Chinnaswamy Stadium, Bengaluru
M Chinnaswamy stadium may not have the aura of the Lord’s or the imposing nature of Eden Gardens, but ever since it was given Test status in 1974-75, this prominent landmark in Bengaluru has witnessed some of the finest moments in the history of cricket.
This stadium has shown the propensity to ignite great careers and churn out unforgettable classics that are more than statistics for any cricket fan. A skinny Antiguan lad with a Roman nose and a lanky, bespectacled Barbadian made their debut in the first Test played at this venue. Few could have imagined Sir Vivian Richards and Gordon Greenidge would begin two of the game’s most decorated cricket careers from this venue.
But they were not the only ones – the ground has seen greats like GR Viswanath, BS Chandrasekhar, EAS Prasanna and modern-day giants like Rahul Dravid and Anil Kumble hone their skills. Dravid’s unflappable technique against short-pitched balls has its roots in the countless hours he spent on the concrete steps of Chinnaswamy stadium, facing steep, rising deliveries.
Sunil Gavaskar perhaps played the most memorable knock of his career here and that too in his final Test appearance. His swansong innings in 1987 against Pakistan on a minefield of a surface is still remembered around the world with awe for its technical perfection and sheer mental precision.
The stadium was refurbished in 1996, but some attributes did not alter, its allure intact even after the renovation. The titanic 1996 World Cup quarter-final tussle between India and Pakistan produced some electrifying moments. The fierce rivalry between Venkatesh Prasad and Aamir Sohail in that match is now stuff of legend.
Perfect weather, lush surroundings and some exciting nightspots make Bengaluru a must-visit city. The Bengaluru Palace, built in 1887, provides a stunning glimpse into the regal splendour of the Wodeyar dynasty. The Palace is situated right in the heart of the city. Recently christened Bengaluru, is one of the garden cities of India. Visits to Lal Bagh and Cubbon Park are a delight given their verdant landscape. Both parks are located close to MG Road, the nerve centre of Bengaluru.
Located a few minutes away from MG Road, you have the imposing structures of the Vidhana Soudha, the Karnataka High Court and the Vikasa Soudha; all within a fifty-metre radius.They represent the legislative, the judiciary and the executive in this country.
The best thing about shopping in Bengaluru is that you don’t have to kill yourself travelling all over the city to find something that appeals to the senses. MG Road, Commercial Street and Brigade Road are the three major shopping locales situated in the heart of the city, within a distance of 100-200 metres. You are sure to find everything from branded garments to colourful trinkets and items that are native to the state of Karnataka.
Culture and Entertainment
Bengaluru is the IT hub of India.
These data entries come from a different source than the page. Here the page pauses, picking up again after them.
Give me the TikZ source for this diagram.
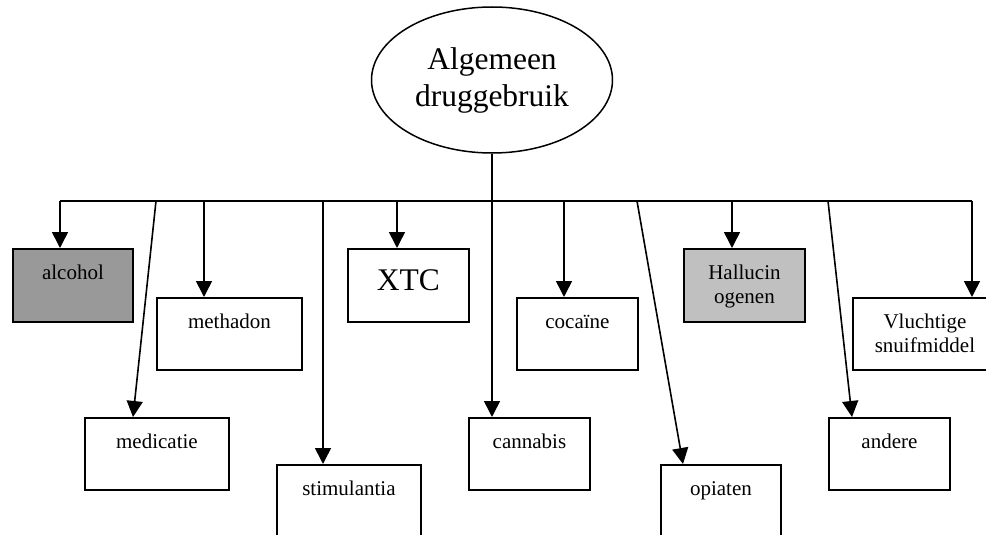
\documentclass[tikz,border=0pt]{standalone}
\usepackage{fontspec}
\setmainfont{Liberation Serif}
\usetikzlibrary{arrows.meta,shapes.geometric}
\newcommand{\bxt}[4]{\parbox[t][#2pt][t]{#1pt}{\centering\rule{0pt}{#3pt}#4}}
\definecolor{darkfill}{HTML}{999999}
\definecolor{lightfill}{HTML}{C0C0C0}
\begin{document}
\begin{tikzpicture}[x=1pt,y=-1pt,
  box/.style={draw,line width=1.9pt,inner sep=0pt,anchor=north west,font=\fontsize{21}{24}\selectfont},
  bigbox/.style={box,font=\fontsize{31.5}{36}\selectfont},
  conn/.style={line width=1.6pt},
  arr/.style={conn,-{Triangle[width=16pt,length=16pt]}}]
\useasboundingbox (0,0) rectangle (986,535);
\clip (0,0) rectangle (986,535);

\node[ellipse,draw,line width=1.5pt,minimum width=241pt,minimum height=146pt,inner sep=0pt,align=center,font=\fontsize{31.5}{37}\selectfont] (top) at (492,80) {Algemeen\\druggebruik};

\node[box,fill=darkfill] (alcohol) at (12,248) {\bxt{120}{73}{31}{alcohol}};
\node[box] (methadon) at (156,297) {\bxt{145}{72}{31}{methadon}};
\node[box] (medicatie) at (84,417) {\bxt{144}{72}{31}{medicatie}};
\node[box] (stimulantia) at (276,464) {\bxt{144}{100}{31}{stimulantia}};
\node[bigbox] (xtc) at (347,248) {\bxt{121}{73}{42}{XTC}};
\node[box] (cannabis) at (468,417) {\bxt{121}{72}{31}{cannabis}};
\node[box] (cocaine) at (516,297) {\bxt{121}{72}{31}{cocaïne}};
\node[box] (opiaten) at (660,464) {\bxt{120}{100}{31}{opiaten}};
\node[box,fill=lightfill] (halluc) at (683,248) {\bxt{121}{73}{31}{Hallucin\\ogenen}};
\node[box] (andere) at (828,417) {\bxt{121}{72}{31}{andere}};
\node[box] (vlucht) at (852,297) {\bxt{144}{72}{31}{Vluchtige\\snuifmiddel}};

\coordinate (bL) at (60,201);
\coordinate (bR) at (972,201);
\coordinate (sMed) at (156,201);
\coordinate (sMeth) at (204,201);
\coordinate (sStim) at (323,201);
\coordinate (sXtc) at (397,201);
\coordinate (sCoc) at (564,201);
\coordinate (sOpi) at (637,201);
\coordinate (sHal) at (732,201);
\coordinate (sAnd) at (828,201);

\draw[conn] (bL) -- (bR);
\draw[arr] (top.south) -- (top.south |- cannabis.north);
\draw[arr] (bL) -- (bL |- alcohol.north);
\draw[arr] (sMed) -- ([xshift=49pt]medicatie.north west);
\draw[arr] (sMeth) -- (sMeth |- methadon.north);
\draw[arr] (sStim) -- (sStim |- stimulantia.north);
\draw[arr] (sXtc) -- (sXtc |- xtc.north);
\draw[arr] (sCoc) -- (sCoc |- cocaine.north);
\draw[arr] (sOpi) -- ([xshift=23pt]opiaten.north west);
\draw[arr] (sHal) -- (sHal |- halluc.north);
\draw[arr] (sAnd) -- ([xshift=24pt]andere.north west);
\draw[arr] (bR) -- (bR |- vlucht.north);
\end{tikzpicture}
\end{document}
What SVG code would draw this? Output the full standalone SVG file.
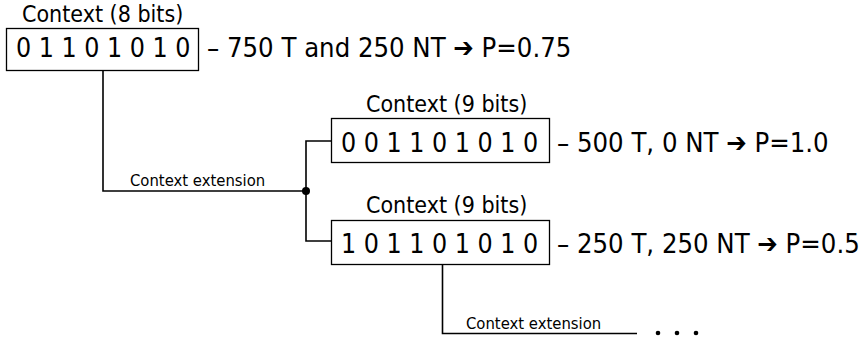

The city is also referred to as the pub capital of India – within a radius of about 50 metres, you’re likely to find as many clubs, if not more. 13th Floor is one of the more popular clubs thanks to the stunning view it offers.
Bengaluru boasts of a gastronomic treat with cuisines from all over the country and the world. The pepper brain curry at the Empire chain of restaurants located all over the city is not to be missed. Mavalli Tiffin Room, located on Lal Bagh Road, with its vegetarian South Indian fare, leaves its own unique imprint on the taste buds with its mix of spices and chutnies. India’s first Vietnamese restaurant – The Blue Ginger at the Taj West End – comes recommended for those with a preference for the exotic. Arabian delights take on a new meaning with the superb shawarmas and falafels you find across the city. For dessert, stop by for strawberries and cream at your neighbourhood Corner House.
The violin-shaped Chowdiah Memorial Hall at Malleswaram and Ranga Shankar at J P Nagar are the centres for the Indian performing arts.